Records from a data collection

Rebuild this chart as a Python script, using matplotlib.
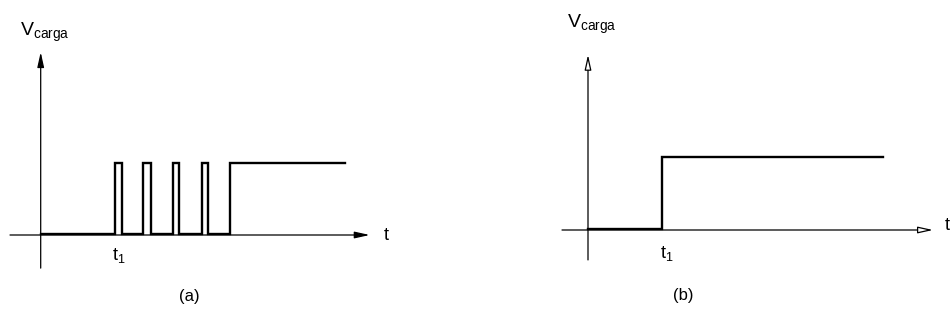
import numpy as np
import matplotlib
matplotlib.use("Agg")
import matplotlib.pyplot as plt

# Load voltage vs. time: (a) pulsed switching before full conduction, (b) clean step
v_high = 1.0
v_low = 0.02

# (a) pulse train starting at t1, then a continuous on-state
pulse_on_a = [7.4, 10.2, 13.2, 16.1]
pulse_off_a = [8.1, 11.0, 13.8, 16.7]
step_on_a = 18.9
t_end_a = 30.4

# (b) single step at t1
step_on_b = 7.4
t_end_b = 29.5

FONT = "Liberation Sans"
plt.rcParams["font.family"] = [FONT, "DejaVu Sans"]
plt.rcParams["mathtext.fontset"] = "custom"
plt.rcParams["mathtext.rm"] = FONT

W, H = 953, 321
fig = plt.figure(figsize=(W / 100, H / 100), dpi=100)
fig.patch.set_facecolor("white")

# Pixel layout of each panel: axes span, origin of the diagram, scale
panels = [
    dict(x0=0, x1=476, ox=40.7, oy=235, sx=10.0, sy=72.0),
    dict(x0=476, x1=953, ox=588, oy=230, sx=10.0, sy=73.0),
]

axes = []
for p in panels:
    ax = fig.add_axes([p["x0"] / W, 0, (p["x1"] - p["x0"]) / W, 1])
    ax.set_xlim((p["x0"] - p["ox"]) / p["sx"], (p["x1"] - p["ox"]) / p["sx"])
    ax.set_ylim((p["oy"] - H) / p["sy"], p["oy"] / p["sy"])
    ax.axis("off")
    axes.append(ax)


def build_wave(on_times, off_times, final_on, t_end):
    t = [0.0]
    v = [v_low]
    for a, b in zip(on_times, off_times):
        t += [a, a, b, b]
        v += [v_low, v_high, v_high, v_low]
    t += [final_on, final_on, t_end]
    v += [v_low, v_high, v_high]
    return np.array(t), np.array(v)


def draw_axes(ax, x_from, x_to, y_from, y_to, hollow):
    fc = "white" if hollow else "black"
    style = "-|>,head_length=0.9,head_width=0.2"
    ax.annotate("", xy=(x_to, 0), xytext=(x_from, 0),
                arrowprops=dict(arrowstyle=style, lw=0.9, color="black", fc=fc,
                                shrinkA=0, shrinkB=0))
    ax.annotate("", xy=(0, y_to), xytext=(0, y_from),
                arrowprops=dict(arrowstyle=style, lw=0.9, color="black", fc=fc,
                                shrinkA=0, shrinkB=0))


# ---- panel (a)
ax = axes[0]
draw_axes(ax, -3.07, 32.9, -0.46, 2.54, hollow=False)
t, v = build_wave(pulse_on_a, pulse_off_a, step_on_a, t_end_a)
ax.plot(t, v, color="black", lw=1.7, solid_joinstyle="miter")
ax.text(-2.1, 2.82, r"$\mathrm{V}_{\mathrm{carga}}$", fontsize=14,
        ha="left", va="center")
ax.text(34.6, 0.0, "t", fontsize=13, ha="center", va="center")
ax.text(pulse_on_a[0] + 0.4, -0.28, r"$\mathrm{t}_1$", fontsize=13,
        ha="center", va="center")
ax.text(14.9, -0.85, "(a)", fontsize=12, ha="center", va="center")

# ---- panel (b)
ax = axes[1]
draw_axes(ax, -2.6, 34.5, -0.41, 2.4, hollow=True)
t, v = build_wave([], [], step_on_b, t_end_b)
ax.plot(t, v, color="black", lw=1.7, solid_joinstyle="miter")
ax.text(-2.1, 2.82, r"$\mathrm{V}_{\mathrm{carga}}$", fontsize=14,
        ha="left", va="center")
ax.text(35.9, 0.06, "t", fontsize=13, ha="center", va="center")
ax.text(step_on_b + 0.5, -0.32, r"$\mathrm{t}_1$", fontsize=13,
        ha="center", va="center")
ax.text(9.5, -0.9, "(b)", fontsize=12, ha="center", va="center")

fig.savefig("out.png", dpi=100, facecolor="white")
--
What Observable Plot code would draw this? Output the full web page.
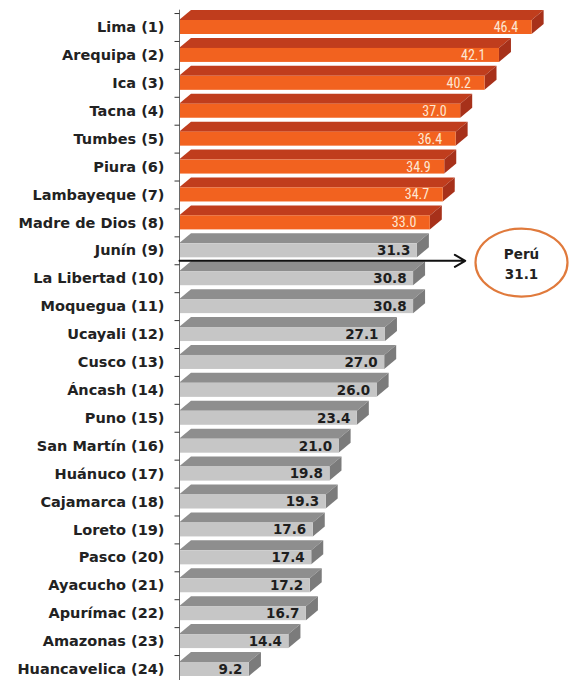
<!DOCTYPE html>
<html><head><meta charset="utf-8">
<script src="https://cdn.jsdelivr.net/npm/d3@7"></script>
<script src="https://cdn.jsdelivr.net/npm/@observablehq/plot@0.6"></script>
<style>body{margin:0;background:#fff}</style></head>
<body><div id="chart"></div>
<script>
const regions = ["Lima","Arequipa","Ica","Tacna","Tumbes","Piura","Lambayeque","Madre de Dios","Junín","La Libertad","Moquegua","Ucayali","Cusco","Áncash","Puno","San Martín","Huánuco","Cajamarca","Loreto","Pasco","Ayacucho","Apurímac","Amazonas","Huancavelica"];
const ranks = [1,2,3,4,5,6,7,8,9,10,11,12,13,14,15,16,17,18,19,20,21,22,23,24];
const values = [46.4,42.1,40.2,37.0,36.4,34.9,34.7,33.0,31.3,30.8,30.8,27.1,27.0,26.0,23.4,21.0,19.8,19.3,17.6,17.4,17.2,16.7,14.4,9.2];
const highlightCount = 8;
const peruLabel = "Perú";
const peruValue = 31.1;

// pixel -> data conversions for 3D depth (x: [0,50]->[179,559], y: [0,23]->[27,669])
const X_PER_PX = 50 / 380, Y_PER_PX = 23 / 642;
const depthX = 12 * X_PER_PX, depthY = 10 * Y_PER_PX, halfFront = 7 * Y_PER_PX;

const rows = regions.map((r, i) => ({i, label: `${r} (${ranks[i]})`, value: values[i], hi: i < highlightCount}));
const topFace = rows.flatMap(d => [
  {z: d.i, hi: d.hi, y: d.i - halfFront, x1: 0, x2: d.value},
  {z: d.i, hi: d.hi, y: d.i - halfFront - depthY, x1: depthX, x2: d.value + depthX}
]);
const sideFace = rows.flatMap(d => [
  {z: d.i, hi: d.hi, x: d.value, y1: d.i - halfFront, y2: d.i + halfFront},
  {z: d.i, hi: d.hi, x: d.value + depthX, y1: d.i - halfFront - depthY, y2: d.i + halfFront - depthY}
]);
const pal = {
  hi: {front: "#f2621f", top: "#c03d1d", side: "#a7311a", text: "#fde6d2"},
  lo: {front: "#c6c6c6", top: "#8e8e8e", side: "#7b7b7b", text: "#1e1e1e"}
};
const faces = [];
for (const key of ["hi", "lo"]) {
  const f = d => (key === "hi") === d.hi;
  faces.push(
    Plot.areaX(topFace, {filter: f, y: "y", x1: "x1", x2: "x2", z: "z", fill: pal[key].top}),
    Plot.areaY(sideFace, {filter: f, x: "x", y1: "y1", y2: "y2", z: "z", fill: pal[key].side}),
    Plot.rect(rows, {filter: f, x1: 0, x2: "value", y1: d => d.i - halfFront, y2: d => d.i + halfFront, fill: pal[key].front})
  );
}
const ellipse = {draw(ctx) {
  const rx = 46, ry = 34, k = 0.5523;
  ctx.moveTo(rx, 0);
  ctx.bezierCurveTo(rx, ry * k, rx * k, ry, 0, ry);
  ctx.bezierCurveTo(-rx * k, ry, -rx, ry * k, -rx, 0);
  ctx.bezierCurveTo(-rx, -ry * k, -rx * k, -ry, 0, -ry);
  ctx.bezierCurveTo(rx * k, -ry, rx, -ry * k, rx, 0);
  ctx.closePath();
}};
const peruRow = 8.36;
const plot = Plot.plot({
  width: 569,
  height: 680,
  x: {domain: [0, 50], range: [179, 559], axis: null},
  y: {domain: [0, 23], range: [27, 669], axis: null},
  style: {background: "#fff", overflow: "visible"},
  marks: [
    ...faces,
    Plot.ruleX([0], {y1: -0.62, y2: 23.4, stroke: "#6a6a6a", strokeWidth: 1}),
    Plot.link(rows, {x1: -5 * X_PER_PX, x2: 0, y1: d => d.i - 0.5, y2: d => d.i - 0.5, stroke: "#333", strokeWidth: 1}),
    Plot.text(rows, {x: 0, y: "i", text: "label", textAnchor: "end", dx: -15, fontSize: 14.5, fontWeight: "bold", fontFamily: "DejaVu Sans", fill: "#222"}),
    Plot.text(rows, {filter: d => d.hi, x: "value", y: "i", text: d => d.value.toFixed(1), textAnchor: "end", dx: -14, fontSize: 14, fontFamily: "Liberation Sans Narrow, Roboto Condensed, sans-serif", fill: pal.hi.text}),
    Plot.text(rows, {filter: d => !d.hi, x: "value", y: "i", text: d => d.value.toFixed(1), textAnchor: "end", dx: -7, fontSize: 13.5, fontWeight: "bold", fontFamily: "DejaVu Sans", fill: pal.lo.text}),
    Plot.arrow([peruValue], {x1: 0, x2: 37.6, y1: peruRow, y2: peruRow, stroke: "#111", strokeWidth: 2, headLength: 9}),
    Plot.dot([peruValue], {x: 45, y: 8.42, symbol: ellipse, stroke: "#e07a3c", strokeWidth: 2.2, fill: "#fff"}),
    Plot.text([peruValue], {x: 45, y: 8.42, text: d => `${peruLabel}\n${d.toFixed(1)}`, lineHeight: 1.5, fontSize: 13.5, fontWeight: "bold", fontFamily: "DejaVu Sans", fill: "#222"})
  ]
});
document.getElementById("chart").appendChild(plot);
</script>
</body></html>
* * *
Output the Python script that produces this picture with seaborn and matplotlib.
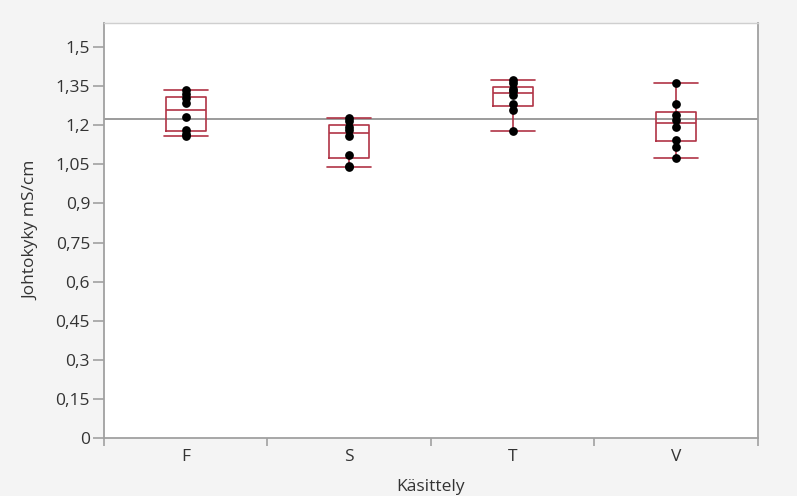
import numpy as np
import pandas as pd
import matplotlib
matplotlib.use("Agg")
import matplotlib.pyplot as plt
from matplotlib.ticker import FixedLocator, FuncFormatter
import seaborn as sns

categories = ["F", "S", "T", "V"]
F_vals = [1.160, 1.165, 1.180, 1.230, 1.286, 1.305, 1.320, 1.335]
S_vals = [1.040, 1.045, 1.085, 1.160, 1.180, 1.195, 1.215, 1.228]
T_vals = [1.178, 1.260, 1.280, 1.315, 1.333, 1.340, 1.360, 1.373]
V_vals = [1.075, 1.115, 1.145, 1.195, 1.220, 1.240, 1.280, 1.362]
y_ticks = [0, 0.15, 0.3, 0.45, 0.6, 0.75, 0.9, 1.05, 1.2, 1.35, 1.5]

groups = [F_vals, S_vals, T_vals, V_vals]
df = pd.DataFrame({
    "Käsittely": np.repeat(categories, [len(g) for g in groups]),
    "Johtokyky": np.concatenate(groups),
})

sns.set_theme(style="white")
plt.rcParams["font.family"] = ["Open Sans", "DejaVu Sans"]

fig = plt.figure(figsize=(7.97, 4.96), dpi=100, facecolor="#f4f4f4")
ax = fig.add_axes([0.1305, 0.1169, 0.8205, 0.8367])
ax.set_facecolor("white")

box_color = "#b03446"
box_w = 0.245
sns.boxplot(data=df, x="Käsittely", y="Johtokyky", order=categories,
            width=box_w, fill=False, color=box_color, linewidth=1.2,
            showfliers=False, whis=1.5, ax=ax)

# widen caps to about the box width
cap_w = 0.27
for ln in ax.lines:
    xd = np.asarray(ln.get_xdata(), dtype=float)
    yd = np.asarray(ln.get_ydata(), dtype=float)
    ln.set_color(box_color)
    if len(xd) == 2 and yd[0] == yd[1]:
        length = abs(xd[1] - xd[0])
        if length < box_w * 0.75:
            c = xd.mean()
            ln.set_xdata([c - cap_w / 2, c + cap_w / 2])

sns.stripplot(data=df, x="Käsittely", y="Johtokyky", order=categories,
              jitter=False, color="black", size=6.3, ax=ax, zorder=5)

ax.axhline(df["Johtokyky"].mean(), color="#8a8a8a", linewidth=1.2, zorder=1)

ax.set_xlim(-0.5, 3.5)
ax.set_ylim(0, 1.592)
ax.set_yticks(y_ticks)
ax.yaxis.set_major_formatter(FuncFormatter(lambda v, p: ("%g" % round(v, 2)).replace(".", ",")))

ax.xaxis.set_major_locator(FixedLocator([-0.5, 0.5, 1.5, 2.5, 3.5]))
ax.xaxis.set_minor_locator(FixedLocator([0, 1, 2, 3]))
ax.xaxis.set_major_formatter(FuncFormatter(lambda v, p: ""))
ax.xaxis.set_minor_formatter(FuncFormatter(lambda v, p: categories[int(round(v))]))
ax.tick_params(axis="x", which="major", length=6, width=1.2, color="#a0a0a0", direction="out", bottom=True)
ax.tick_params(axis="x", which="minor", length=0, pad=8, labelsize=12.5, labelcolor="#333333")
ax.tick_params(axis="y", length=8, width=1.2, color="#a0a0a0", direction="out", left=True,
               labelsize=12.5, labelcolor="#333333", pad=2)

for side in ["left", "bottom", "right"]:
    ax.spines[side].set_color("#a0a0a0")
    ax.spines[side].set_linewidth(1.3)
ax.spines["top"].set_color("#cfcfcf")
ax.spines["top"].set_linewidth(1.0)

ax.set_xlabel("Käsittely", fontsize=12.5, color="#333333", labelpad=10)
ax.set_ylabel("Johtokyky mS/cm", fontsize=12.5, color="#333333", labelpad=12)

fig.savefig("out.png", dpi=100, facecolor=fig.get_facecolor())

§ **DIRECTION**
Extract exactly the lines running from the line containing "Output the Python" to the line containing "import seaborn as sns", with both end lines included and all pictures left out.

§ **ANSWER TO THIS TASK**
Output the Python script that produces this picture with seaborn and matplotlib.
import numpy as np
import pandas as pd
import matplotlib
matplotlib.use("Agg")
import matplotlib.pyplot as plt
from matplotlib.ticker import FixedLocator, FuncFormatter
import seaborn as sns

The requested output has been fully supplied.